One of our Fellows, Father Bob Perry, took this method and began a number of groups that did that individual journaling, and then shared the contents in the community of a group. This is when my journaling became more systemized, entering a notation on each day, expanding those thoughts in a separate section, and then cross-referencing with a section in which one revisits the entries.

The sharing of journal entries was a good exercise in community, but I have to say that the primary value of journaling for me is the privacy it provided. In my public life, it was so important for me to have that ONE place where I could have complete privacy. There, in the privacy of my journal, I could express any feeling without holding back, out of anxiety of who I might offend, or upset. Now, maybe that’s not an issue for you but it was for me in my married life, my work experience, in my academic circles, and in my community of faith. Where else could I express my raw feelings? The journal provided a safe space for my emotion, raw and unwashed, and then I could process them in a way which it could be more effectively expressed. The other options are to blurt out feelings without regard for the other, or the polar opposite, to repress those feelings and live a false life that lacks integrity. I happen to like this method that worked for me more often than not.
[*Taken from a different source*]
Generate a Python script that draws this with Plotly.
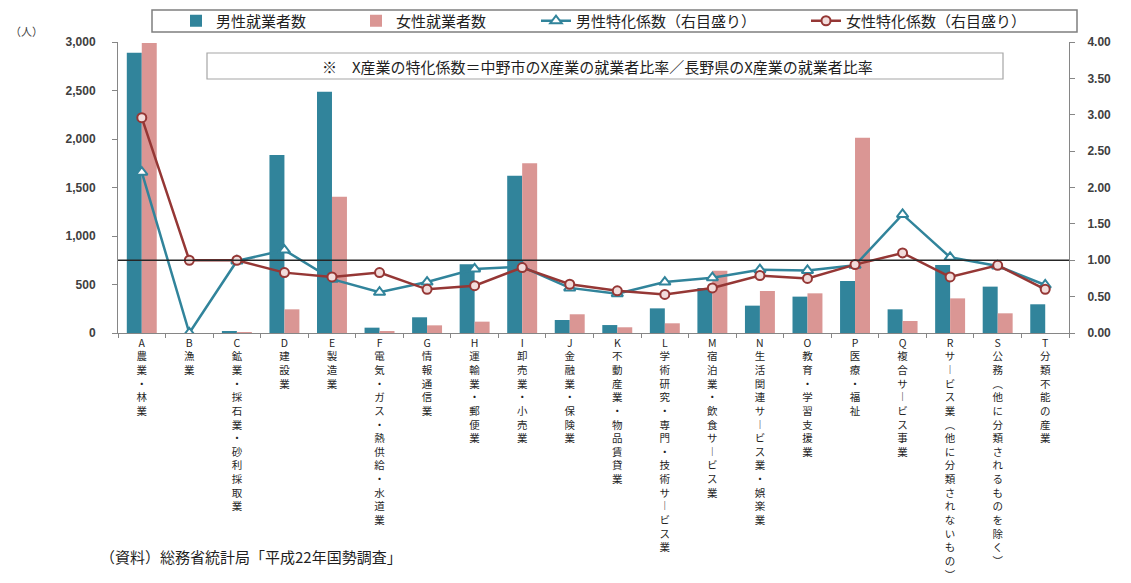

In coaching others through this method, I encourage daily journal entries, with a morning session anticipating the coming day, a midday session that is a simple “check-in” as to how it’s going, and and evening session that is a review of the day. Those that I coach adapt this to their own style, but the basic concept is clear: be aware of what’s going on inside yourself.

One can merely record one’s present state of emotion. Or one could record a list of events that are upcoming and those that have happened. “Checking in” gives you a chance to jot down some quick notes as to what is going on. Later reflection can be added, using the date as a cross reference.

After a time of forming this habit of simple journaling, additional sections and sessions can be added. Recording one’s dreams is often a very beneficial act. Reading back through a week’s entries can prompt a reflection on the trends occurring in your life. All of this gives you leverage in an investment in your own self-awareness, the hallmark of emotional intelligence. This pays off bigtime in the way you are able to become more true to your self, as well as becoming more thoughtful in your relating to others.

This coming Sunday is the beginning of Advent, four weeks preparing for the Feast of Christmas. Add another week, and you are looking at the welcomed end of 2020 and the beginning of a new year.

Why not make a commitment to begin a simple method and commitment to journaling, discovering what is going on inside your Self. It’s a great way to get a handle your thoughts and your feelings. Pick up a notebook at the drugstore, or a fancy Moleskin journal at a bookstore, and use the next period of time before the new year to check out this way of intentional being in the world. As Bluto would say in Animal House, don’t cost nothing.

Actually, the cost is your time and energy in focusing of what is going on inside your Self. For some, that’s simply too high a price. They opt for an unexamined life, one that’s free of reflection and pondering. But for me, that’s way too high a price in this one precious lifetime we are afforded.

So, write it down, Rather than a ring, put a note on it.